**Task objective**.
Copy each line in the data that includes the word "chart".

**Excerpted data**.
━━━━━━━━

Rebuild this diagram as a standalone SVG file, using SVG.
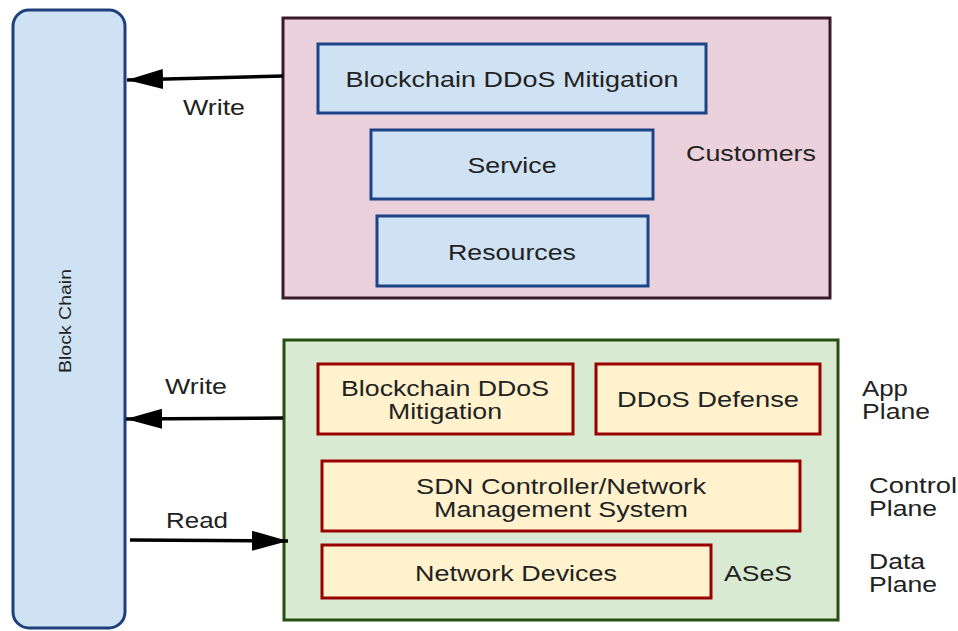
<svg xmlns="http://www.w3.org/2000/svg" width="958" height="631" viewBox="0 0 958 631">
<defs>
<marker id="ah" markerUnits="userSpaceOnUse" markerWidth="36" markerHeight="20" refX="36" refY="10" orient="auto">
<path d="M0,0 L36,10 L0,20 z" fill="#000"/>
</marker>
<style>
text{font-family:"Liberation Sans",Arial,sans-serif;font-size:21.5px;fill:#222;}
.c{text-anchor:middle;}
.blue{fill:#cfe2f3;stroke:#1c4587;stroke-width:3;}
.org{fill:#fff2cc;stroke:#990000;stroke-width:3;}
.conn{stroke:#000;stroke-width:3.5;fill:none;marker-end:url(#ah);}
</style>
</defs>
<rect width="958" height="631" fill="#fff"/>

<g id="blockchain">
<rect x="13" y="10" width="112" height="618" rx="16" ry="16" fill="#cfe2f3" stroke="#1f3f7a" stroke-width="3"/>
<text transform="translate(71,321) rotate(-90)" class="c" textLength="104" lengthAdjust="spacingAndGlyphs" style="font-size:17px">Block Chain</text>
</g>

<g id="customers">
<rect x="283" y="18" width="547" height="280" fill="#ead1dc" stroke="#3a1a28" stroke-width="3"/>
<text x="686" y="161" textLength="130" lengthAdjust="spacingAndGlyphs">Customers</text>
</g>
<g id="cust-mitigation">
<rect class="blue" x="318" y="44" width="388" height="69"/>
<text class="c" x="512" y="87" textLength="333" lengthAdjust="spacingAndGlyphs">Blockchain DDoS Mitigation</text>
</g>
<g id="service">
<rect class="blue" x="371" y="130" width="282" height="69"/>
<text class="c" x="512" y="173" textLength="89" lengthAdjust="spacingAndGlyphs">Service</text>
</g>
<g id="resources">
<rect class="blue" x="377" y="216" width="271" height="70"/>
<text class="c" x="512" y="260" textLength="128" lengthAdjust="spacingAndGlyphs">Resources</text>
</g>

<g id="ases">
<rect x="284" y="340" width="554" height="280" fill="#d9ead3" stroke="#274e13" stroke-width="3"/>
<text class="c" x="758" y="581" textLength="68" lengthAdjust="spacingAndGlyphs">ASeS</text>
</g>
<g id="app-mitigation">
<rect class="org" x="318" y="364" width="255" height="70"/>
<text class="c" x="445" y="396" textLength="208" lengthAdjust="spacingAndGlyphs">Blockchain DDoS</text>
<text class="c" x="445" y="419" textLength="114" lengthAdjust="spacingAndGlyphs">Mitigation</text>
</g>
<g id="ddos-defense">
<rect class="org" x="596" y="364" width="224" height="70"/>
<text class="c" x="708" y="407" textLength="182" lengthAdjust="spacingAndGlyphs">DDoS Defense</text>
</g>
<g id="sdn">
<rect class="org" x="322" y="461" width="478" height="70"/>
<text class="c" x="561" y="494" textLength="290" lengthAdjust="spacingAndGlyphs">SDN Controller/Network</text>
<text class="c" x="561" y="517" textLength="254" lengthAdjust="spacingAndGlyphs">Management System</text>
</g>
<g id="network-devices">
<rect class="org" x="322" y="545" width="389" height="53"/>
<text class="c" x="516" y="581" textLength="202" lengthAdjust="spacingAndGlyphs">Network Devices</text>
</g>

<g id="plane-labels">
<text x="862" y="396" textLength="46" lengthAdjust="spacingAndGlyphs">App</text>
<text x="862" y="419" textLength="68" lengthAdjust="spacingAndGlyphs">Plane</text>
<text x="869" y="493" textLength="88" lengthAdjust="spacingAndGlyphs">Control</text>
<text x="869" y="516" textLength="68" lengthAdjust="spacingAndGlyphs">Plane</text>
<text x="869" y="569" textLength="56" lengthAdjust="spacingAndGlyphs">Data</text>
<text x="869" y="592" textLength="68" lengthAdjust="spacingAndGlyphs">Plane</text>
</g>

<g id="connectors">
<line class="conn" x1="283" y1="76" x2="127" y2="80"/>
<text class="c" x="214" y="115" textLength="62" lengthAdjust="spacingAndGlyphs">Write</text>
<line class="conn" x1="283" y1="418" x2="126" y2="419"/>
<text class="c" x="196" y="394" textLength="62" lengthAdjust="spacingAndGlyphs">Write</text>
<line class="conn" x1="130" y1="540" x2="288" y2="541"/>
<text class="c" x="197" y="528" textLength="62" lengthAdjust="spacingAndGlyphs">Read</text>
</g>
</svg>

━━━━━━━━

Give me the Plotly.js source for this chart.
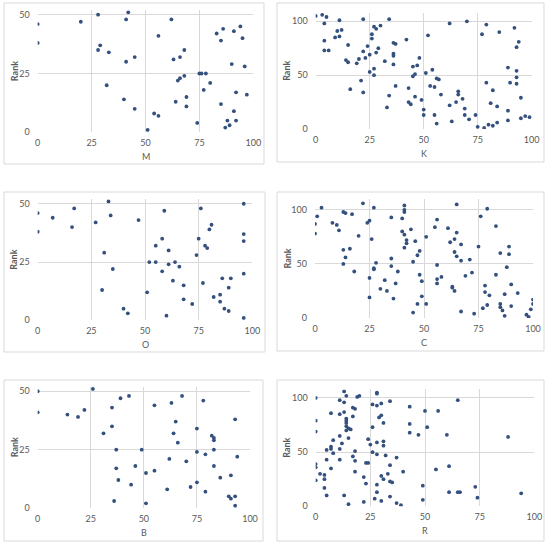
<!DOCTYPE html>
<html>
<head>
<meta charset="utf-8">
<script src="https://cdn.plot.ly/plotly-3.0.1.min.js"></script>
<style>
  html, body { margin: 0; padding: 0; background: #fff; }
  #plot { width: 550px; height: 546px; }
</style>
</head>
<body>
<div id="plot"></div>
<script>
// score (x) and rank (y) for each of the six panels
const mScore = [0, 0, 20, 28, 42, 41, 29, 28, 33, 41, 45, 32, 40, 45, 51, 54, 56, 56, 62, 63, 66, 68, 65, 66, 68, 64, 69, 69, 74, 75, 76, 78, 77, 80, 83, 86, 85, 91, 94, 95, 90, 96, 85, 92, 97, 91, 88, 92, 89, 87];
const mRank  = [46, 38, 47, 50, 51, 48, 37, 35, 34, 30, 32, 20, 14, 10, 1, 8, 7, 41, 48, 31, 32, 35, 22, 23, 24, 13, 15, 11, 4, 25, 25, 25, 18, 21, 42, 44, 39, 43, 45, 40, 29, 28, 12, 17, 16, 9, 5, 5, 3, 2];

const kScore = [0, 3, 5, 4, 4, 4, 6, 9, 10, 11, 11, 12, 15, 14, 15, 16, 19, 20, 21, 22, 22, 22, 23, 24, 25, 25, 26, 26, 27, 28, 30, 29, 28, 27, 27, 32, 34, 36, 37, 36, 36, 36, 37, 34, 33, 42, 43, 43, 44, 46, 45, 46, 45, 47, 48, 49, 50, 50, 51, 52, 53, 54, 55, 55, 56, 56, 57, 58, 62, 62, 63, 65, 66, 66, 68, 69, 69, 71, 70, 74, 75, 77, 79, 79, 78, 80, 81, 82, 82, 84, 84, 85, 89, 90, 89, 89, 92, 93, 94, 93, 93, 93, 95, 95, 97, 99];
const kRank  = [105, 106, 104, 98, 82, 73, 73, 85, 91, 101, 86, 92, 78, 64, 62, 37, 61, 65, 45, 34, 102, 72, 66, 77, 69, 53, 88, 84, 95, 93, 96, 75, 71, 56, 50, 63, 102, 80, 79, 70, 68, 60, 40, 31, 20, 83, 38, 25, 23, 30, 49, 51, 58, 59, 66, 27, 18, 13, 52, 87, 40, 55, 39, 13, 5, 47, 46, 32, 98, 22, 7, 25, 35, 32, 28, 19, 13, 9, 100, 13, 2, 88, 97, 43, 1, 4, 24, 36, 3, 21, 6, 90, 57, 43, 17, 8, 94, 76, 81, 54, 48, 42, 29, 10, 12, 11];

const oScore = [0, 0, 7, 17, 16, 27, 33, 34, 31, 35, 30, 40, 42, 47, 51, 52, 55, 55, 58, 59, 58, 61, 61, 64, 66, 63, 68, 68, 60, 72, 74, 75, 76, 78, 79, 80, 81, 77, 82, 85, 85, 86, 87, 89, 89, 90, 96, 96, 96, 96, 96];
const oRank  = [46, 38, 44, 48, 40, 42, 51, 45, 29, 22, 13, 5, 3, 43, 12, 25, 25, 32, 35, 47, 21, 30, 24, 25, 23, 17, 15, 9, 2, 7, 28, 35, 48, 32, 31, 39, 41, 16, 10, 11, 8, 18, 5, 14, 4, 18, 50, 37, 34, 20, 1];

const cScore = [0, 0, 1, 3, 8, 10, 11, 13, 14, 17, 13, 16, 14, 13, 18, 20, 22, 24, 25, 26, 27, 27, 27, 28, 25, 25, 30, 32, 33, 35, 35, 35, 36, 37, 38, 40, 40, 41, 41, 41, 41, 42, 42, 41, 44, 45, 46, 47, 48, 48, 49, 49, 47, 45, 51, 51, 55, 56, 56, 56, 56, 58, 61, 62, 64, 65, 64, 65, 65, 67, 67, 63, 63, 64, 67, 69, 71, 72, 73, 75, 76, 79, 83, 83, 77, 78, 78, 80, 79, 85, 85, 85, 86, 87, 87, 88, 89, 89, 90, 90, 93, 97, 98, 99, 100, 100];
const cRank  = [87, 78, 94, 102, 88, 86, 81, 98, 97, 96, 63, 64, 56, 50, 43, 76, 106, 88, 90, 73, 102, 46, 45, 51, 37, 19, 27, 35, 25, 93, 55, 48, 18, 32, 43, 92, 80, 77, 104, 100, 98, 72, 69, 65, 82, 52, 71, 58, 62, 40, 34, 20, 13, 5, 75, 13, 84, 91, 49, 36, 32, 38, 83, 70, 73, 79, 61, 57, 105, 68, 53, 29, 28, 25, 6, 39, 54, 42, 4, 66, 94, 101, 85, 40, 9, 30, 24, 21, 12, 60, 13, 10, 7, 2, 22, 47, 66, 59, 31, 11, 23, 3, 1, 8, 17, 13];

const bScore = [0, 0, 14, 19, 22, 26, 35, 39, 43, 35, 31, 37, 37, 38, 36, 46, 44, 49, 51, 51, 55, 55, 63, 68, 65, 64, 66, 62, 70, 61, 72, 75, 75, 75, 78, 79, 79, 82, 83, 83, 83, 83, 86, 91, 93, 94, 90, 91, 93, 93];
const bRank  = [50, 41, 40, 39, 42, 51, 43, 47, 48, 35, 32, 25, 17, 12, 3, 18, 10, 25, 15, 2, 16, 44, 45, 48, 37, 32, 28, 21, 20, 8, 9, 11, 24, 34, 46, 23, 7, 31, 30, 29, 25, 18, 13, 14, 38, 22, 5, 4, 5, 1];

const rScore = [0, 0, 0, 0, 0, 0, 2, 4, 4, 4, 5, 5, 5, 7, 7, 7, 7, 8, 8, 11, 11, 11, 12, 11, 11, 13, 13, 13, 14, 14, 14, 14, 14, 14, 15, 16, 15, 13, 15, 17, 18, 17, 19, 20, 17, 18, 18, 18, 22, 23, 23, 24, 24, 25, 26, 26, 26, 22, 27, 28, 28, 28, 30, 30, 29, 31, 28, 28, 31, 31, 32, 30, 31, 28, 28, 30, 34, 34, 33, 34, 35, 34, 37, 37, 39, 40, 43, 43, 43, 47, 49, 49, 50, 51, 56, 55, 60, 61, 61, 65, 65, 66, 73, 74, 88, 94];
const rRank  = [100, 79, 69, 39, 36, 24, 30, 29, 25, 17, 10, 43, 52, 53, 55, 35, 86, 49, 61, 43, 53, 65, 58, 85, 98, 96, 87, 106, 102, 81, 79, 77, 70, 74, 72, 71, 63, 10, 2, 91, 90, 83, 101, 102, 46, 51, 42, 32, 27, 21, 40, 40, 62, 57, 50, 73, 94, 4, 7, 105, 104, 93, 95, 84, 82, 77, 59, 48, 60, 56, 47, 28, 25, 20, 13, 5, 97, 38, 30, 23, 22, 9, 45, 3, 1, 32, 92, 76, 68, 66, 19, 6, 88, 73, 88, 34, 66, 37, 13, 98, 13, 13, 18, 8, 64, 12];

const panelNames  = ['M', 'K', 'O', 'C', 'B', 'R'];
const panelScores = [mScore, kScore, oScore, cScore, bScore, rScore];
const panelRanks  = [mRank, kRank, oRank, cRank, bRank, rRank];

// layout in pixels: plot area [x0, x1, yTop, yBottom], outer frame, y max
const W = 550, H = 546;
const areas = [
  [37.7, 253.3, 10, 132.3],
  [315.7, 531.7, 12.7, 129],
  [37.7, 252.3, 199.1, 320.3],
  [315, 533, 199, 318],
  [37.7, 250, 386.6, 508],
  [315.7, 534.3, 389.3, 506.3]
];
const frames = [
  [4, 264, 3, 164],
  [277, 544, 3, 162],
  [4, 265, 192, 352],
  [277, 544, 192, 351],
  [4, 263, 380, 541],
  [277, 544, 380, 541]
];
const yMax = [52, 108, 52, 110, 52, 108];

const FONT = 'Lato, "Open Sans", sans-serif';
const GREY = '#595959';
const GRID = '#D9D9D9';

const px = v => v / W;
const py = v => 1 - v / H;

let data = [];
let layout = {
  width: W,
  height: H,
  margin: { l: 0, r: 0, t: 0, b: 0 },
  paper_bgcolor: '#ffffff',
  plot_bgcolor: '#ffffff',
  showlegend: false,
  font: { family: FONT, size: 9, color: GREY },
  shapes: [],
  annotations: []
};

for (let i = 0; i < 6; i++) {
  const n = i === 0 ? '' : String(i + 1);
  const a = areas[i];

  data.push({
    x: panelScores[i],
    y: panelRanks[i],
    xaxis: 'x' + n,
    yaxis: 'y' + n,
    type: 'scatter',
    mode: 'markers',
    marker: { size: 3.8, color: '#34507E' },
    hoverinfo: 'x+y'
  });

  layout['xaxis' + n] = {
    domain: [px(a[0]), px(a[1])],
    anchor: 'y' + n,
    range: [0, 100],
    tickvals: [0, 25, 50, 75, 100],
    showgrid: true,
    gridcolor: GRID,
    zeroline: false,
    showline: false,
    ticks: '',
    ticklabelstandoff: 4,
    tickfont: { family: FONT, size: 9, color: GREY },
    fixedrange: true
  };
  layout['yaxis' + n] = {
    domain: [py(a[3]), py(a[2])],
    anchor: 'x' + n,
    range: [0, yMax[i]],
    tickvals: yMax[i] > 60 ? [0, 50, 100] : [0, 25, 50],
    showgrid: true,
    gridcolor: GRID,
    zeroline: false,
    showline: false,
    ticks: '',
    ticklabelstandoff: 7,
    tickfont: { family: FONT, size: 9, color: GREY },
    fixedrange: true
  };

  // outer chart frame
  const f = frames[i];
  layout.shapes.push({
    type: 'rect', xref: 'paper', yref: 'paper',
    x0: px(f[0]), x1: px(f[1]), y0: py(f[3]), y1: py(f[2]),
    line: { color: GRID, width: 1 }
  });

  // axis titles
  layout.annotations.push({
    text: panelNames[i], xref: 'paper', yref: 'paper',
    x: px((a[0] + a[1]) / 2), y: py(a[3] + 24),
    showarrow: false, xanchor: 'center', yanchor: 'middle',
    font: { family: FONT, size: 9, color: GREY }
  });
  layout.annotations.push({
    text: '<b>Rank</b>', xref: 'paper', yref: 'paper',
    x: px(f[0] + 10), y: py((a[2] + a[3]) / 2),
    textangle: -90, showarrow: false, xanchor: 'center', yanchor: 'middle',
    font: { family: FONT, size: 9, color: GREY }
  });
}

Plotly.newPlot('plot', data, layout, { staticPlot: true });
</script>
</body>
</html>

━━━━━━━━

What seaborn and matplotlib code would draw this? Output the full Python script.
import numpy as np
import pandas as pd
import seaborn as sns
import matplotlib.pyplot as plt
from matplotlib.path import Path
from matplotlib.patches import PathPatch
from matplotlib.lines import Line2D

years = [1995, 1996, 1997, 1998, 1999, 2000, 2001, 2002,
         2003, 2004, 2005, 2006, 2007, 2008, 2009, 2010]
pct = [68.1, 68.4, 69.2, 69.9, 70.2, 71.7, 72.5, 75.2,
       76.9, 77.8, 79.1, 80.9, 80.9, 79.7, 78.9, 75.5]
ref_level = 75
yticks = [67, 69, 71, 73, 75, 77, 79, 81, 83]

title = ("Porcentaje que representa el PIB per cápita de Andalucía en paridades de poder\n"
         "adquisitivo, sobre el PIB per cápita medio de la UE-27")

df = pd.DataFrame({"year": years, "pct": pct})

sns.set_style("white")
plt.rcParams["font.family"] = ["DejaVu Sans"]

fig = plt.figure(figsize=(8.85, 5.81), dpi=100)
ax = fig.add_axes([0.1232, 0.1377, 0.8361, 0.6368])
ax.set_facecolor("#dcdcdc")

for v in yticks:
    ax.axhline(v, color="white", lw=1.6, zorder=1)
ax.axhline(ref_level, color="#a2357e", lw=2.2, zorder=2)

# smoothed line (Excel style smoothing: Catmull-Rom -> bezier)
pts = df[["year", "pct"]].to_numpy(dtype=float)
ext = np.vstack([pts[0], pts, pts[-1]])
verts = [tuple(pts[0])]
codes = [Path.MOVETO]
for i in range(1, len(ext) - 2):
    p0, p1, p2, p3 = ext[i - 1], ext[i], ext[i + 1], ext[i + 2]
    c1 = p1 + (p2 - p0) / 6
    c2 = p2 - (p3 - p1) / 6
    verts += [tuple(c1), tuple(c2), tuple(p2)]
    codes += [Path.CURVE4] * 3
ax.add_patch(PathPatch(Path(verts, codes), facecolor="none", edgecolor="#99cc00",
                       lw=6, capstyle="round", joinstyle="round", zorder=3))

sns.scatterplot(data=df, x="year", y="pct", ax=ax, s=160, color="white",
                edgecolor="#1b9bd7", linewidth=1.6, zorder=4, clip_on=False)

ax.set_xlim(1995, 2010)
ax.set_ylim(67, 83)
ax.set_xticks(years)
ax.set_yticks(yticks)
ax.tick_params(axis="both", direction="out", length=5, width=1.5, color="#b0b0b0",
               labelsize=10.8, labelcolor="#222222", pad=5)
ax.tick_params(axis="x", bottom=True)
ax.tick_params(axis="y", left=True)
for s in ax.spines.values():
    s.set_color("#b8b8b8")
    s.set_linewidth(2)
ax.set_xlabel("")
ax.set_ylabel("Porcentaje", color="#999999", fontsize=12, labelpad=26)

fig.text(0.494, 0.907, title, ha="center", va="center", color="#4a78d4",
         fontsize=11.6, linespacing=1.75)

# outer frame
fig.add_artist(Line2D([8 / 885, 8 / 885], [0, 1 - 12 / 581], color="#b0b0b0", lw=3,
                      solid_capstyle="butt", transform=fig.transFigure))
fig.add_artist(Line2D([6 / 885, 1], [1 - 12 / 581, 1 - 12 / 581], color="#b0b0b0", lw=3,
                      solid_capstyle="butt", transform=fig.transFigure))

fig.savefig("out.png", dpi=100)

━━━━━━━━

**Exercise answer**.
Give me the Plotly.js source for this chart.
  // outer chart frame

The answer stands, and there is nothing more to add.